> [Job]: Below are some entries. Transcribe the lines from the one holding "Give me the" to the one holding "const seriesNames = ['between-pen', 'within-pen'];", inclusive, but not the pictures among them.

> [Extracted information]:
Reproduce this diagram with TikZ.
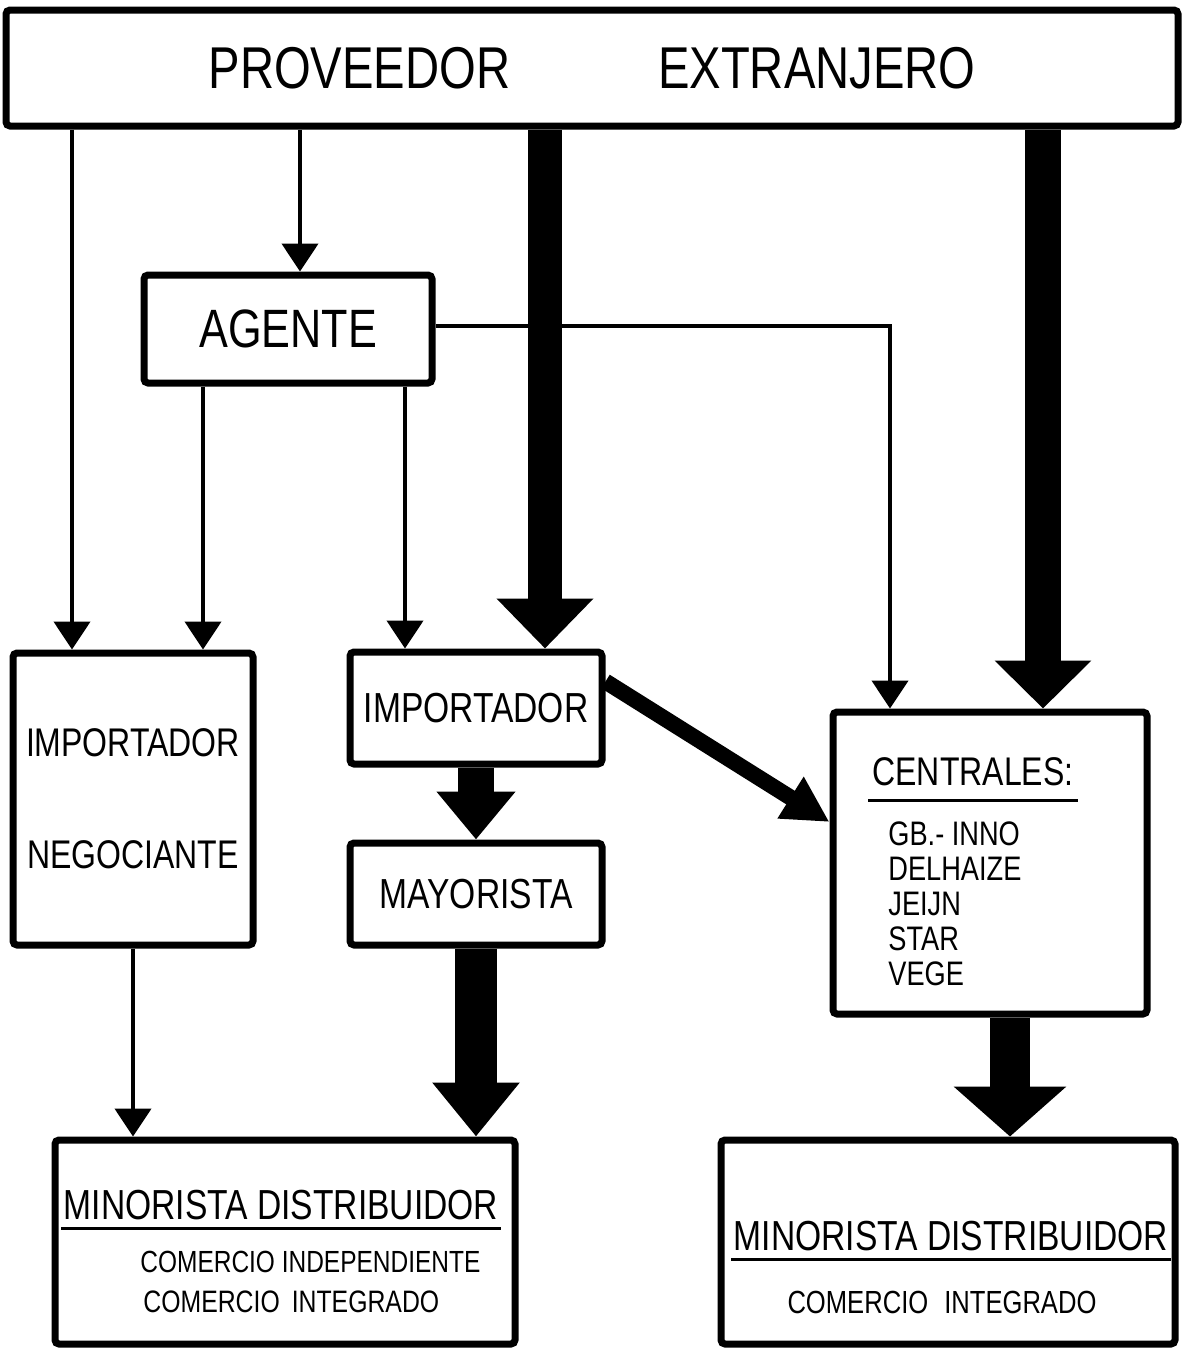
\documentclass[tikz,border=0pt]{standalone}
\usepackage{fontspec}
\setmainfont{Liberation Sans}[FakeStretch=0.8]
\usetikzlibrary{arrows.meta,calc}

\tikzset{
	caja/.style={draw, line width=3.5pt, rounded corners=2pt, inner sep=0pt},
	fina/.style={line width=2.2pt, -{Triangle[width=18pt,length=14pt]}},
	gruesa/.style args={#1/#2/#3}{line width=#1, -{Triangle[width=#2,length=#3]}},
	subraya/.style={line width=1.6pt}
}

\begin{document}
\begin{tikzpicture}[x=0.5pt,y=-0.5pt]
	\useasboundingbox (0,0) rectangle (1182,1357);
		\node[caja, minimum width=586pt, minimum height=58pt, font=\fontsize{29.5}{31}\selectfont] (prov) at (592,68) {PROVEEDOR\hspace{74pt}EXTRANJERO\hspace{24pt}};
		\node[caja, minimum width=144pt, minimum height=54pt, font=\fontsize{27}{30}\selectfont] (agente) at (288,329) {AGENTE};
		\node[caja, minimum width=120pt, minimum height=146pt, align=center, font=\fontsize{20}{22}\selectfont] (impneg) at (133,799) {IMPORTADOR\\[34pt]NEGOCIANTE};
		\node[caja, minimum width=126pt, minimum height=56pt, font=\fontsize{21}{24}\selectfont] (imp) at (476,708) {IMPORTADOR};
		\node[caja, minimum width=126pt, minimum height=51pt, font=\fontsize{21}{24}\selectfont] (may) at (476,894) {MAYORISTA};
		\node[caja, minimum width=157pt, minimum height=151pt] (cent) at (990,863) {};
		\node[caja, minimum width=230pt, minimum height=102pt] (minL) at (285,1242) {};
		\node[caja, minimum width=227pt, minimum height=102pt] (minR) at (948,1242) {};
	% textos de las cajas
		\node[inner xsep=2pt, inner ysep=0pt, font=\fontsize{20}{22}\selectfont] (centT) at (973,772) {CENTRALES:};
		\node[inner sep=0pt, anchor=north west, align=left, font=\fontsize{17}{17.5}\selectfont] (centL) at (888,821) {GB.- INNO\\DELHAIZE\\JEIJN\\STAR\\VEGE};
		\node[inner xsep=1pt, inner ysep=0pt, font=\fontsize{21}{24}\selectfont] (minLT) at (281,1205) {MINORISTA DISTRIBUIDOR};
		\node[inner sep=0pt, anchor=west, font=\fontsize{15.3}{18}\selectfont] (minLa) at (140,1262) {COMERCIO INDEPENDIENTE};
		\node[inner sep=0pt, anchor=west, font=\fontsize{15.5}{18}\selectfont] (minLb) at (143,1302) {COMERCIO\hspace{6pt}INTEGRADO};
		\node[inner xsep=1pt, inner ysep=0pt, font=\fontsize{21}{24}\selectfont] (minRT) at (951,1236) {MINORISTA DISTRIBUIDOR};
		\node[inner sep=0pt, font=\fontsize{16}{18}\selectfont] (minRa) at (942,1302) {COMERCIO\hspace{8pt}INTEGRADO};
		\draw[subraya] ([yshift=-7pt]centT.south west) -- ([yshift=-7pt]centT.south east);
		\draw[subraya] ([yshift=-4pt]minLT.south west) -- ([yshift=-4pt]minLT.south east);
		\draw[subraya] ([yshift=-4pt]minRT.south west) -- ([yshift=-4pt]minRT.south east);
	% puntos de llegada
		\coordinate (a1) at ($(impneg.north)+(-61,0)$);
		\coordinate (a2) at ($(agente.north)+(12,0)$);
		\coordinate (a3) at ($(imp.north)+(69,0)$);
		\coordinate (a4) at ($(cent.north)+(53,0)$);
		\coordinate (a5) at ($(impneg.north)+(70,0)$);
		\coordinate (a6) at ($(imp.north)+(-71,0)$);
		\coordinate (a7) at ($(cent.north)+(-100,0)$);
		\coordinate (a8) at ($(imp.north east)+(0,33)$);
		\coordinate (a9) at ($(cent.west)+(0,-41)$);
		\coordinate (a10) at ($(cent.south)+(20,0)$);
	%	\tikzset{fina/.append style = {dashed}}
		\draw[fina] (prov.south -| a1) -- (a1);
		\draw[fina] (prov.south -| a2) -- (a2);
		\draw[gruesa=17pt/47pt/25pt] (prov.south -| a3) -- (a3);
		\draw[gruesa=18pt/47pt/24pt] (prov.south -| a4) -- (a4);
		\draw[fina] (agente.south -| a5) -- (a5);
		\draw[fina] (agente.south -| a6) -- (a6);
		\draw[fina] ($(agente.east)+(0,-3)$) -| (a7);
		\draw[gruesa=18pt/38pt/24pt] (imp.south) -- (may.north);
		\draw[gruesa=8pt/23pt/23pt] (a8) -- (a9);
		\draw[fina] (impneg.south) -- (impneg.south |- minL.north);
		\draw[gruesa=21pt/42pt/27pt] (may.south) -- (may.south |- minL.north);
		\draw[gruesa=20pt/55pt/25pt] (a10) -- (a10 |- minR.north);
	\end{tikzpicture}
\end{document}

---

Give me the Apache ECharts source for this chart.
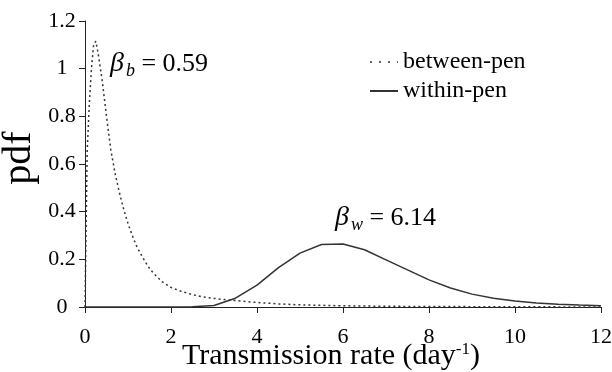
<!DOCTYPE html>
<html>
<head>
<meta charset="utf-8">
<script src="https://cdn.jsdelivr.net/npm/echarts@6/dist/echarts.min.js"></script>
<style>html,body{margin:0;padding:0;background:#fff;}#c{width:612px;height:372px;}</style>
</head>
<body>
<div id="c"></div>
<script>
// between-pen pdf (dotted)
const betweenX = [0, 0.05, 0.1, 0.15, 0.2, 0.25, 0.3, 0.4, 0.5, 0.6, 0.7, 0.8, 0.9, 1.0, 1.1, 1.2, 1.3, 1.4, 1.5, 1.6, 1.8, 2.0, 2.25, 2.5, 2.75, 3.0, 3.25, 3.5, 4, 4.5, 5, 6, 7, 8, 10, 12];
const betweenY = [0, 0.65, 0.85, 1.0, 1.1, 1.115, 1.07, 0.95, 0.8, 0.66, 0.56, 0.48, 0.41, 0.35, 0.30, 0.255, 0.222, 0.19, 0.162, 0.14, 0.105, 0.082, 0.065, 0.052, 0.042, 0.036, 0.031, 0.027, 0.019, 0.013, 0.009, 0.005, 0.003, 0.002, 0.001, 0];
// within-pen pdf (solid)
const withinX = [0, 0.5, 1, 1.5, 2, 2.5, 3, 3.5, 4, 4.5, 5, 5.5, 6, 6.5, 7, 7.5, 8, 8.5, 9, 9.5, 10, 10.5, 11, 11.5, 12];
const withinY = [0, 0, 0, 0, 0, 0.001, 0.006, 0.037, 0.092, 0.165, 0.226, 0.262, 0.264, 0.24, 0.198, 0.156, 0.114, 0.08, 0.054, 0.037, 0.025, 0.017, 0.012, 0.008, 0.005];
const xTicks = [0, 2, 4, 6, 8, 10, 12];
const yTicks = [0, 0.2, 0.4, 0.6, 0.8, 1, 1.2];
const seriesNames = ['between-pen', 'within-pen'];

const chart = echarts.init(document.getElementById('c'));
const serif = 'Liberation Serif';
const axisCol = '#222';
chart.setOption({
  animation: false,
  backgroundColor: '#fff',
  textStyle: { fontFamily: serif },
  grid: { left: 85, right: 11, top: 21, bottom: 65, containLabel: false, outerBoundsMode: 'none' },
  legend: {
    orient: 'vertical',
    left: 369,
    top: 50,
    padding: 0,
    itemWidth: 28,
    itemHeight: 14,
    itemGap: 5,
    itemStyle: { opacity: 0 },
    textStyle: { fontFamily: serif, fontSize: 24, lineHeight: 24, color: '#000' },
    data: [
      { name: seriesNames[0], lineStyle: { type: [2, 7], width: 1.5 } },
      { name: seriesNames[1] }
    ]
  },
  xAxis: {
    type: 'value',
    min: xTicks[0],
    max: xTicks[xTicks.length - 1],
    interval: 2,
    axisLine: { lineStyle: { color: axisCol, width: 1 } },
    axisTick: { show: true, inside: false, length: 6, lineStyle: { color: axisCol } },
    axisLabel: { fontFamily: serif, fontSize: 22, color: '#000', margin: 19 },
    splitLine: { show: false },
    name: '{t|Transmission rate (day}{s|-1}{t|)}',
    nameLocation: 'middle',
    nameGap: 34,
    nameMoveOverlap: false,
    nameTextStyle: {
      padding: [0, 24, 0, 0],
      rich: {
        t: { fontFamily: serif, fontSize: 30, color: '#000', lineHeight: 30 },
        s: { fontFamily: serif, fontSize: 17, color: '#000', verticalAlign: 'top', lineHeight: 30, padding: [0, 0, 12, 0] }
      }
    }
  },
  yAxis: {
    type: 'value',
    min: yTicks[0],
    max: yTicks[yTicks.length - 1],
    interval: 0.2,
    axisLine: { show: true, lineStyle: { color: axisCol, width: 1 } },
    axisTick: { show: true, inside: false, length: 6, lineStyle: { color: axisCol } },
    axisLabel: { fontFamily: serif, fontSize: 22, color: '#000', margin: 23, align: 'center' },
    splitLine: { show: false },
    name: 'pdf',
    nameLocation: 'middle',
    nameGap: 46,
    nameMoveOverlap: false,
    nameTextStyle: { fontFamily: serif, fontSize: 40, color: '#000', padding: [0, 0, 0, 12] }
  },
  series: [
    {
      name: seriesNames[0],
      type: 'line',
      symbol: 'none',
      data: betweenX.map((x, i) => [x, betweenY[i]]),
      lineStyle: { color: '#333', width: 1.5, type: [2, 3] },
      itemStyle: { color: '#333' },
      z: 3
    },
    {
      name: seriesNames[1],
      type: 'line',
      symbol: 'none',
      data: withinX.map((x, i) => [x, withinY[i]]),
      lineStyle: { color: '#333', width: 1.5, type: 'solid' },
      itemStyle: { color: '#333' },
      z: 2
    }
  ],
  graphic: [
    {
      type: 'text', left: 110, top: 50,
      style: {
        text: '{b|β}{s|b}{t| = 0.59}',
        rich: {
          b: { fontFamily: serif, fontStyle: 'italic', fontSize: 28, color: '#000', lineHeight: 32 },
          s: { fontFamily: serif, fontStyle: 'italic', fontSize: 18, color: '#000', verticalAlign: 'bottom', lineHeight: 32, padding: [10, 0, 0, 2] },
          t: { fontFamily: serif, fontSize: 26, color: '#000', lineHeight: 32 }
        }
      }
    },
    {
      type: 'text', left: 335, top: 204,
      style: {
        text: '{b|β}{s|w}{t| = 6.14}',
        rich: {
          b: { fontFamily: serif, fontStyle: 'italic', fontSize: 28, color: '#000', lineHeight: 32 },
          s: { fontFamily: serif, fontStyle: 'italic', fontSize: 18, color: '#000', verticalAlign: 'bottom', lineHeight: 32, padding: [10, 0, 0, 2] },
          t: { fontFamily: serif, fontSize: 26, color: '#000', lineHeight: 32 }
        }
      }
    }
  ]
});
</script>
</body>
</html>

> [In response]:
Give me the Apache ECharts source for this chart.
<!DOCTYPE html>
<html>
<head>
<meta charset="utf-8">
<script src="https://cdn.jsdelivr.net/npm/echarts@6/dist/echarts.min.js"></script>
<style>html,body{margin:0;padding:0;background:#fff;}#c{width:612px;height:372px;}</style>
</head>
<body>
<div id="c"></div>
<script>
// between-pen pdf (dotted)
const betweenX = [0, 0.05, 0.1, 0.15, 0.2, 0.25, 0.3, 0.4, 0.5, 0.6, 0.7, 0.8, 0.9, 1.0, 1.1, 1.2, 1.3, 1.4, 1.5, 1.6, 1.8, 2.0, 2.25, 2.5, 2.75, 3.0, 3.25, 3.5, 4, 4.5, 5, 6, 7, 8, 10, 12];
const betweenY = [0, 0.65, 0.85, 1.0, 1.1, 1.115, 1.07, 0.95, 0.8, 0.66, 0.56, 0.48, 0.41, 0.35, 0.30, 0.255, 0.222, 0.19, 0.162, 0.14, 0.105, 0.082, 0.065, 0.052, 0.042, 0.036, 0.031, 0.027, 0.019, 0.013, 0.009, 0.005, 0.003, 0.002, 0.001, 0];
// within-pen pdf (solid)
const withinX = [0, 0.5, 1, 1.5, 2, 2.5, 3, 3.5, 4, 4.5, 5, 5.5, 6, 6.5, 7, 7.5, 8, 8.5, 9, 9.5, 10, 10.5, 11, 11.5, 12];
const withinY = [0, 0, 0, 0, 0, 0.001, 0.006, 0.037, 0.092, 0.165, 0.226, 0.262, 0.264, 0.24, 0.198, 0.156, 0.114, 0.08, 0.054, 0.037, 0.025, 0.017, 0.012, 0.008, 0.005];
const xTicks = [0, 2, 4, 6, 8, 10, 12];
const yTicks = [0, 0.2, 0.4, 0.6, 0.8, 1, 1.2];
const seriesNames = ['between-pen', 'within-pen'];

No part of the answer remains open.